Even as the Indian seafood industry faces rough weather thanks to stiff export rules, a team of European Union experts is coming to check the quality controls at the fishing and aquaculture farms in India.
According to officials, the EU team consisting of Gianluca Fiore, Giulio Gallo, John Mc Evoy and Stefano Sotgia will begin their India visit on October 17. In the first phase, the EU experts will check fishing farms, seafood testing laboratories, feed mills and seafood processing plants at Kochi, Nellore and Chennai.
The EU team then will visit a number of honey-making plants in Delhi and Punjab. The EU experts' visit follows rejection of a number of Indian seafood consignments by various European nations in the last one year.
The European exporters say that the Indian seafood contain antibiotic residues and traces of heavy metal, especially in fish and fish products. "So the EU team is coming here to check the residue and hazard analysis at our food processing plants," a senior official of the Ministry of Food Processing told rediff.com.
Following the EU nations' rejection of Indian seafood consignments, a few months back the Indian government had sent a three-member team to Europe to sort out the food safety issues.
European nations have come out with new regulations that state any container of seafood found testing positive for chloramphenicol, the banned drug residue, would be destroyed completely. With each container of seafood valued at around Rs 1 crore (Rs 10 million), this move has badly affected Indian seafood exports to the EU.
Detection of the antibiotic chloramphenicol in seafood products exported to the EU and America is the biggest problem that Indian exporters face these days. It has led to the outright ban and detention of shrimp imports in European countries and the US.
In this context, Seafood Association of India president Abraham Tharakan said that the EU team's visit to India is significant because it would be an occasion for them to get a first hand knowledge of the various quality control measures that the Indian seafood exporters take.

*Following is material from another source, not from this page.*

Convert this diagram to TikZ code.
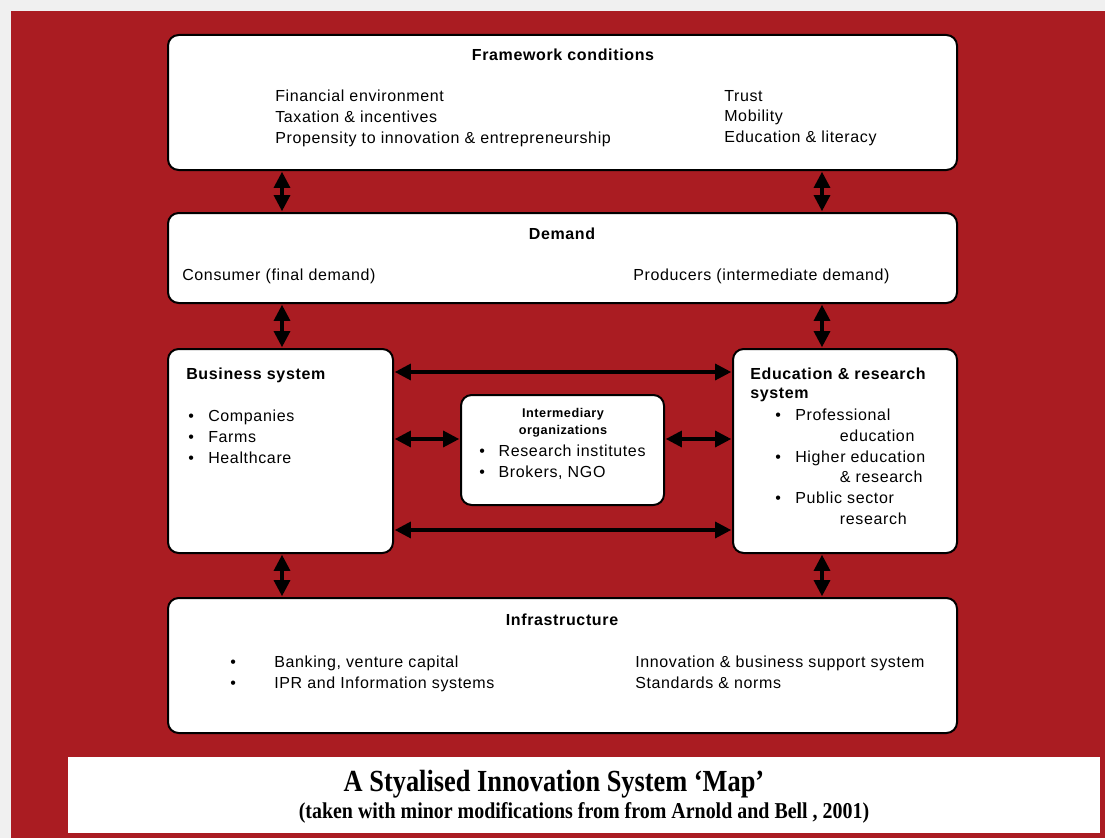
\documentclass[tikz,border=0pt]{standalone}
\usepackage{fontspec}
\setmainfont{Liberation Sans}[LetterSpace=4]
\newfontfamily\capfont{Liberation Serif}[FakeStretch=0.86]
\newfontfamily\subfont{Liberation Serif}[FakeStretch=0.88]
\usetikzlibrary{positioning, arrows.meta, fit}
\definecolor{mapred}{HTML}{AA1C22}
\definecolor{pagegray}{HTML}{F0F0F0}

% bullet of a given width
\newcommand{\bul}[1][15pt]{\makebox[#1][l]{\textbullet}}

\begin{document}
\begin{tikzpicture}[%
		x=0.75pt, y=-0.75pt,
		sysbox/.style={
			rectangle,
			rounded corners=8pt,
			line width=1.5pt,
			black,
			fill=white,
			inner sep=0pt,
			draw
		},
		head/.style={
			font=\bfseries\fontsize{12}{14}\selectfont,
			inner sep=0pt,
			anchor=north
		},
		items/.style={
			font=\fontsize{12}{15.5}\selectfont,
			align=left,
			inner sep=0pt,
			anchor=north west
		},
		dblarrow/.style={
			line width=2.3pt,
			{Triangle[length=12pt,width=12pt]}-{Triangle[length=12pt,width=12pt]},
			shorten <=0.6pt, shorten >=0.6pt
		}]

		% BACKGROUND
		\fill[pagegray] (0,0) rectangle (1105,838);
		\fill[mapred] (11,11) rectangle (1105,838);
		\useasboundingbox (0,0) rectangle (1105,838);

		% BOXES
		\node (frame) [sysbox, fit={(168,35) (957,170)}] {};
		\node (demand) [sysbox, fit={(168,213) (957,303)}] {};
		\node (busi) [sysbox, fit={(168,349) (393,553)}] {};
		\node (inter) [sysbox, fit={(461,395) (664,505)}] {};
		\node (edu) [sysbox, fit={(733,349) (957,553)}] {};
		\node (infra) [sysbox, fit={(168,598) (957,733)}] {};

		% FRAMEWORK
		\node (frameT) [head] at (563,49) {Framework conditions};
		\node (frameL) [items] at (275,90) {Financial environment\\Taxation \& incentives\\Propensity to innovation \& entrepreneurship};
		\node (frameR) [items] at (724,90) {Trust\\Mobility\\Education \& literacy};

		% DEMAND
		\node (demandT) [head] at (562,228) {Demand};
		\node (demandL) [items] at (182,269) {Consumer (final demand)};
		\node (demandR) [items] at (633,269) {Producers (intermediate demand)};

		% BUSINESS
		\node (busiT) [head, anchor=north west] at (186,368) {Business system};
		\node (busiL) [items] at (188,410) {\bul[15pt]Companies\\\bul[15pt]Farms\\\bul[15pt]Healthcare};

		% INTERMEDIARY
		\node (interT) [head, font=\bfseries\fontsize{9.5}{12.5}\selectfont, align=center] at (563,408) {Intermediary\\organizations};
		\node (interL) [items] at (479,445) {\bul[14.5pt]Research institutes\\\bul[14.5pt]Brokers, NGO};

		% EDUCATION
		\node (eduT) [head, anchor=north west, align=left] at (750,368) {Education \& research\\system};
		\node (eduL) [items] at (775,409) {\bul[15pt]Professional\\\hspace{48.5pt}education\\\bul[15pt]Higher education\\\hspace{48.5pt}\& research\\\bul[15pt]Public sector\\\hspace{48.5pt}research};

		% INFRASTRUCTURE
		\node (infraT) [head] at (562,614) {Infrastructure};
		\node (infraL) [items] at (230,656) {\bul[33pt]Banking, venture capital\\\bul[33pt]IPR and Information systems};
		\node (infraR) [items] at (635,656) {Innovation \& business support system\\Standards \& norms};

		% ARROWS
		\coordinate (cl) at (282,0);
		\coordinate (cr) at (822,0);
		\coordinate (rtop) at (0,372);
		\coordinate (rmid) at (0,439);
		\coordinate (rbot) at (0,530);

		\draw[dblarrow] (frame.south -| cl) -- (demand.north -| cl);
		\draw[dblarrow] (frame.south -| cr) -- (demand.north -| cr);
		\draw[dblarrow] (demand.south -| cl) -- (busi.north -| cl);
		\draw[dblarrow] (demand.south -| cr) -- (edu.north -| cr);
		\draw[dblarrow] (busi.south -| cl) -- (infra.north -| cl);
		\draw[dblarrow] (edu.south -| cr) -- (infra.north -| cr);

		\draw[dblarrow] (busi.east |- rtop) -- (edu.west |- rtop);
		\draw[dblarrow] (busi.east |- rbot) -- (edu.west |- rbot);
		\draw[dblarrow] (busi.east |- rmid) -- (inter.west |- rmid);
		\draw[dblarrow] (inter.east |- rmid) -- (edu.west |- rmid);

		% CAPTION
		\node (capbox) [rectangle, fill=white, inner sep=0pt, fit={(68,757) (1100,833)}] {};
		\node (capT) [anchor=base, font=\capfont\bfseries\fontsize{23}{26}\selectfont] at (554,791) {A Styalised Innovation System ‘Map’};
		\node (capS) [anchor=base, font=\subfont\bfseries\fontsize{17}{19}\selectfont] at (584,818) {(taken with minor modifications from from Arnold and Bell , 2001)};
\end{tikzpicture}
\end{document}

Tharakan said that it is not the EU nations alone that are increasingly scanning the food varieties sent from India. "In fact, the biggest threat to Indian seafood has come from the United States. The US is now seeking anti-dumping probe against shrimp imports from 16 countries including India and China," Tharakan pointed out.
A few months back, an eight-state alliance in the US called the Southern Shrimp Alliance led by Louisiana demanded punitive anti-dumping duty ranging from 40 per cent to 200 per cent on shrimp imports from India and others. The alliance alleged that export of shrimp from these countries have been well below 'fair value' causing 'injury' to the US industry.
Tharakan said the Indian exporters have already requested the Vajpayee government to counter the SSA move. "Because we feel that the allegations of dumping by the US are baseless. We export only quality products," Thakaran added.
India's marine export industry is a huge Rs 6,790-crore (Rs 67.9 billion) business. Exporters like Tharakan fear that tougher rules from the US and European nations will considerably affect the Indian marine food industry in the months to come.